PROBLEM
Transcribe the data in full and exactly, omitting any pictures.
--- Start DATA ENTRIES ---
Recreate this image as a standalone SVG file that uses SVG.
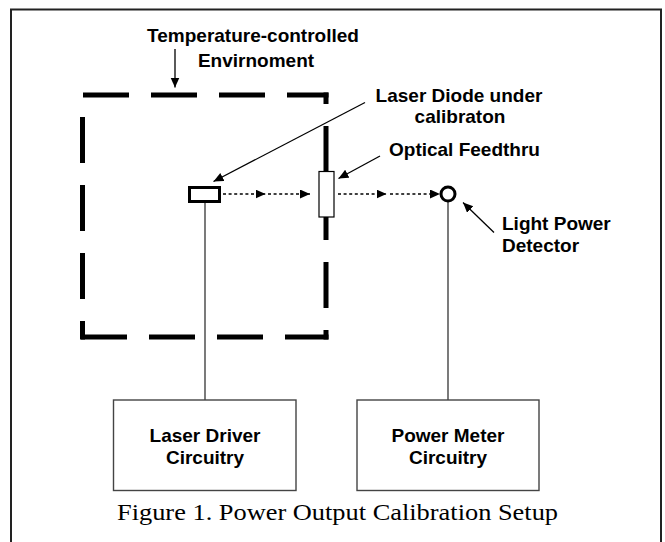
<svg xmlns="http://www.w3.org/2000/svg" width="665" height="542" viewBox="0 0 665 542">
<style>
.lbl{font-family:"Liberation Sans",Arial,sans-serif;font-weight:bold;font-size:19px;fill:#000}
.cap{font-family:"Liberation Serif","Times New Roman",serif;font-size:24px;fill:#000}
.env{stroke:#000;stroke-width:5;fill:none;stroke-dasharray:46 22}
.lead{stroke:#000;stroke-width:1.3;fill:none}
.dot{stroke:#000;stroke-width:1.4;fill:none;stroke-dasharray:3 2.6}
.wire{stroke:#333;stroke-width:1.3;fill:none}
.box{fill:#fff;stroke:#444;stroke-width:1.4}
</style>
<defs>
<marker id="ah" markerUnits="userSpaceOnUse" markerWidth="11" markerHeight="10" refX="10" refY="4.5" orient="auto">
<path d="M0,0 L10,4.5 L0,9 z" fill="#000"/>
</marker>
</defs>
<rect x="0" y="0" width="665" height="542" fill="#fff"/>
<rect id="frame" x="11" y="9.5" width="650" height="560" fill="none" stroke="#222" stroke-width="2"/>

<g id="environment">
<line class="env" x1="83" y1="95" x2="328.5" y2="95"/>
<line class="env" x1="326" y1="92.5" x2="326" y2="339.5" stroke-dashoffset="34.5"/>
<line class="env" x1="79.5" y1="337" x2="328.5" y2="337" stroke-dashoffset="66.5"/>
<line class="env" x1="82.5" y1="95" x2="82.5" y2="339.5" stroke-dashoffset="46"/>
</g>

<g id="connectors">
<line class="wire" x1="205" y1="202" x2="205" y2="400"/>
<line class="wire" x1="448" y1="201" x2="448" y2="400"/>
<line class="dot" x1="223" y1="194" x2="265.5" y2="194" marker-end="url(#ah)"/>
<line class="dot" x1="268" y1="194" x2="310" y2="194" marker-end="url(#ah)"/>
<line class="dot" x1="338" y1="194" x2="386.5" y2="194" marker-end="url(#ah)"/>
<line class="dot" x1="390" y1="194" x2="440" y2="194" marker-end="url(#ah)"/>
<line class="lead" x1="175" y1="49" x2="175" y2="87.5" marker-end="url(#ah)"/>
<line class="lead" x1="365" y1="102.5" x2="213.5" y2="181.5" marker-end="url(#ah)"/>
<line class="lead" x1="380" y1="156" x2="338.5" y2="178.5" marker-end="url(#ah)"/>
<line class="lead" x1="494" y1="232.5" x2="463" y2="202.5" marker-end="url(#ah)"/>
</g>

<g id="laser-diode">
<rect x="189.5" y="187.5" width="30" height="14" fill="#fff" stroke="#000" stroke-width="3"/>
</g>
<g id="optical-feedthru">
<rect x="319" y="171.5" width="15" height="45.5" fill="#fff" stroke="#000" stroke-width="1.2"/>
</g>
<g id="detector">
<circle cx="448" cy="194" r="7" fill="#fff" stroke="#000" stroke-width="3"/>
</g>

<g id="laser-driver">
<rect class="box" x="113.5" y="400" width="182.5" height="90.5"/>
<text class="lbl" x="205" y="441.5" text-anchor="middle">Laser Driver</text>
<text class="lbl" x="205" y="463.5" text-anchor="middle">Circuitry</text>
</g>
<g id="power-meter">
<rect class="box" x="357" y="400" width="182" height="90.5"/>
<text class="lbl" x="448" y="441.5" text-anchor="middle">Power Meter</text>
<text class="lbl" x="448" y="463.5" text-anchor="middle">Circuitry</text>
</g>

<g id="labels">
<text class="lbl" x="253" y="42" text-anchor="middle">Temperature-controlled</text>
<text class="lbl" x="256" y="66.5" text-anchor="middle">Envirnoment</text>
<text class="lbl" x="459" y="101.7" text-anchor="middle">Laser Diode under</text>
<text class="lbl" x="460" y="123.3" text-anchor="middle">calibraton</text>
<text class="lbl" x="389" y="156">Optical Feedthru</text>
<text class="lbl" x="502" y="229.5">Light Power</text>
<text class="lbl" x="502" y="252">Detector</text>
</g>
<text class="cap" x="117" y="520" textLength="441" lengthAdjust="spacingAndGlyphs">Figure 1. Power Output Calibration Setup</text>
</svg>
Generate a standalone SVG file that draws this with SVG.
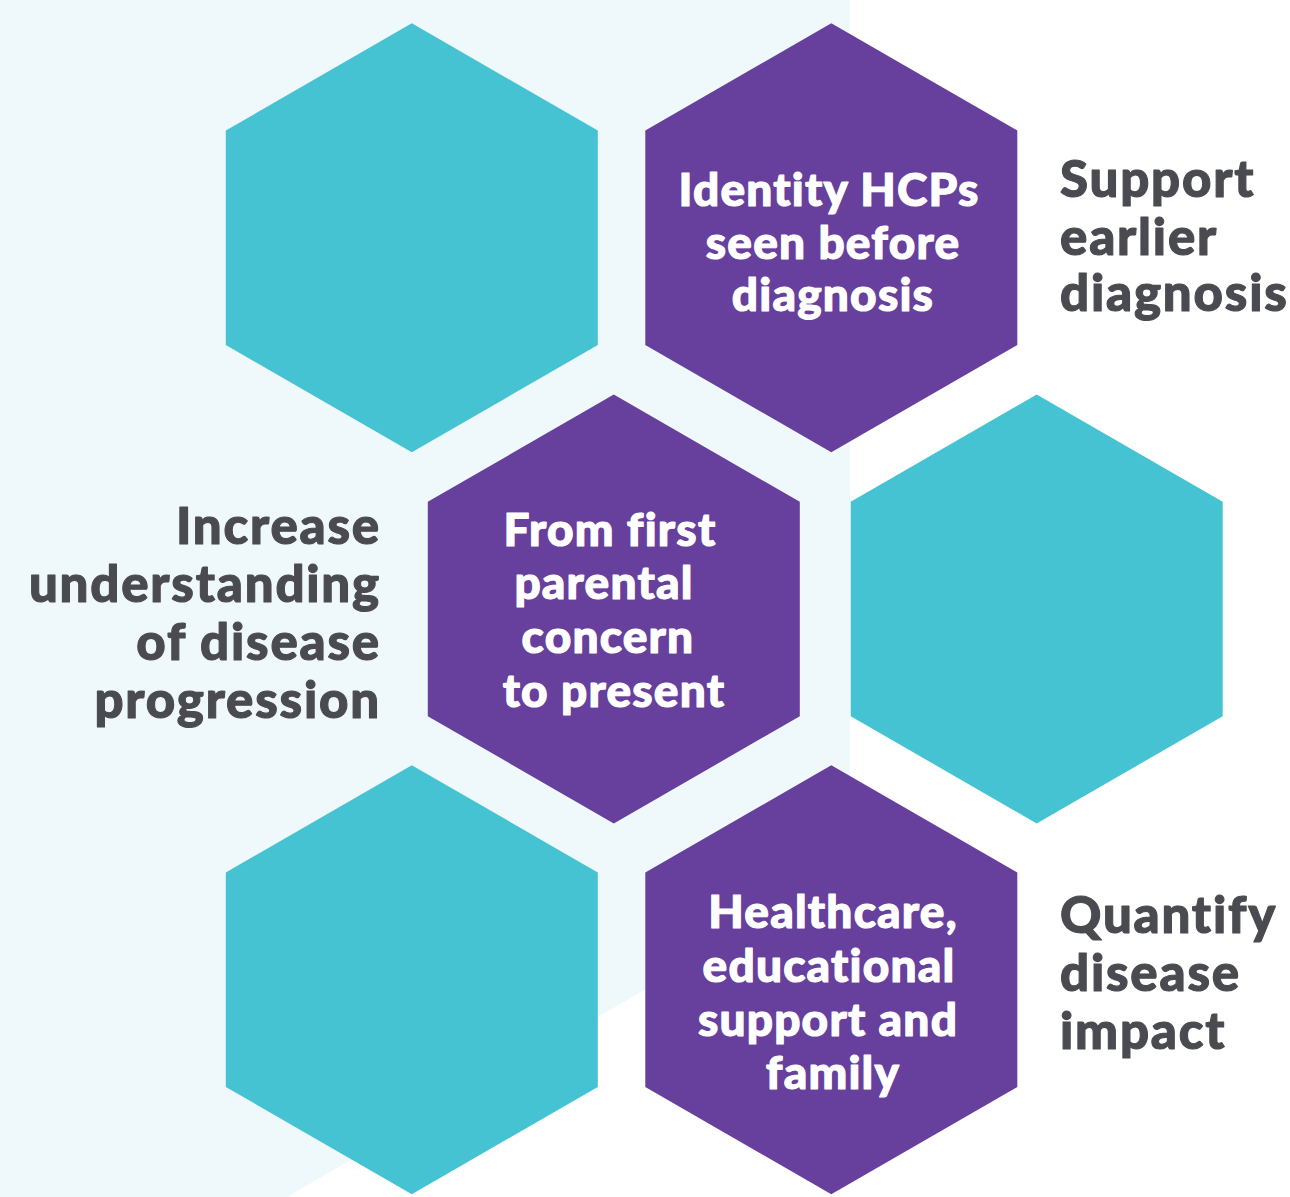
--- End DATA ENTRIES ---
REPLY TO THE EXERCISE
Recreate this image as a standalone SVG file that uses SVG.
<svg xmlns="http://www.w3.org/2000/svg" width="665" height="542" viewBox="0 0 665 542">
<style>
.lbl{font-family:"Liberation Sans",Arial,sans-serif;font-weight:bold;font-size:19px;fill:#000}
.cap{font-family:"Liberation Serif","Times New Roman",serif;font-size:24px;fill:#000}
.env{stroke:#000;stroke-width:5;fill:none;stroke-dasharray:46 22}
.lead{stroke:#000;stroke-width:1.3;fill:none}
.dot{stroke:#000;stroke-width:1.4;fill:none;stroke-dasharray:3 2.6}
.wire{stroke:#333;stroke-width:1.3;fill:none}
.box{fill:#fff;stroke:#444;stroke-width:1.4}
</style>
<defs>
<marker id="ah" markerUnits="userSpaceOnUse" markerWidth="11" markerHeight="10" refX="10" refY="4.5" orient="auto">
<path d="M0,0 L10,4.5 L0,9 z" fill="#000"/>
</marker>
</defs>
<rect x="0" y="0" width="665" height="542" fill="#fff"/>
<rect id="frame" x="11" y="9.5" width="650" height="560" fill="none" stroke="#222" stroke-width="2"/>

<g id="environment">
<line class="env" x1="83" y1="95" x2="328.5" y2="95"/>
<line class="env" x1="326" y1="92.5" x2="326" y2="339.5" stroke-dashoffset="34.5"/>
<line class="env" x1="79.5" y1="337" x2="328.5" y2="337" stroke-dashoffset="66.5"/>
<line class="env" x1="82.5" y1="95" x2="82.5" y2="339.5" stroke-dashoffset="46"/>
</g>

<g id="connectors">
<line class="wire" x1="205" y1="202" x2="205" y2="400"/>
<line class="wire" x1="448" y1="201" x2="448" y2="400"/>
<line class="dot" x1="223" y1="194" x2="265.5" y2="194" marker-end="url(#ah)"/>
<line class="dot" x1="268" y1="194" x2="310" y2="194" marker-end="url(#ah)"/>
<line class="dot" x1="338" y1="194" x2="386.5" y2="194" marker-end="url(#ah)"/>
<line class="dot" x1="390" y1="194" x2="440" y2="194" marker-end="url(#ah)"/>
<line class="lead" x1="175" y1="49" x2="175" y2="87.5" marker-end="url(#ah)"/>
<line class="lead" x1="365" y1="102.5" x2="213.5" y2="181.5" marker-end="url(#ah)"/>
<line class="lead" x1="380" y1="156" x2="338.5" y2="178.5" marker-end="url(#ah)"/>
<line class="lead" x1="494" y1="232.5" x2="463" y2="202.5" marker-end="url(#ah)"/>
</g>

<g id="laser-diode">
<rect x="189.5" y="187.5" width="30" height="14" fill="#fff" stroke="#000" stroke-width="3"/>
</g>
<g id="optical-feedthru">
<rect x="319" y="171.5" width="15" height="45.5" fill="#fff" stroke="#000" stroke-width="1.2"/>
</g>
<g id="detector">
<circle cx="448" cy="194" r="7" fill="#fff" stroke="#000" stroke-width="3"/>
</g>

<g id="laser-driver">
<rect class="box" x="113.5" y="400" width="182.5" height="90.5"/>
<text class="lbl" x="205" y="441.5" text-anchor="middle">Laser Driver</text>
<text class="lbl" x="205" y="463.5" text-anchor="middle">Circuitry</text>
</g>
<g id="power-meter">
<rect class="box" x="357" y="400" width="182" height="90.5"/>
<text class="lbl" x="448" y="441.5" text-anchor="middle">Power Meter</text>
<text class="lbl" x="448" y="463.5" text-anchor="middle">Circuitry</text>
</g>

<g id="labels">
<text class="lbl" x="253" y="42" text-anchor="middle">Temperature-controlled</text>
<text class="lbl" x="256" y="66.5" text-anchor="middle">Envirnoment</text>
<text class="lbl" x="459" y="101.7" text-anchor="middle">Laser Diode under</text>
<text class="lbl" x="460" y="123.3" text-anchor="middle">calibraton</text>
<text class="lbl" x="389" y="156">Optical Feedthru</text>
<text class="lbl" x="502" y="229.5">Light Power</text>
<text class="lbl" x="502" y="252">Detector</text>
</g>
<text class="cap" x="117" y="520" textLength="441" lengthAdjust="spacingAndGlyphs">Figure 1. Power Output Calibration Setup</text>
</svg>
Generate a standalone SVG file that draws this with SVG.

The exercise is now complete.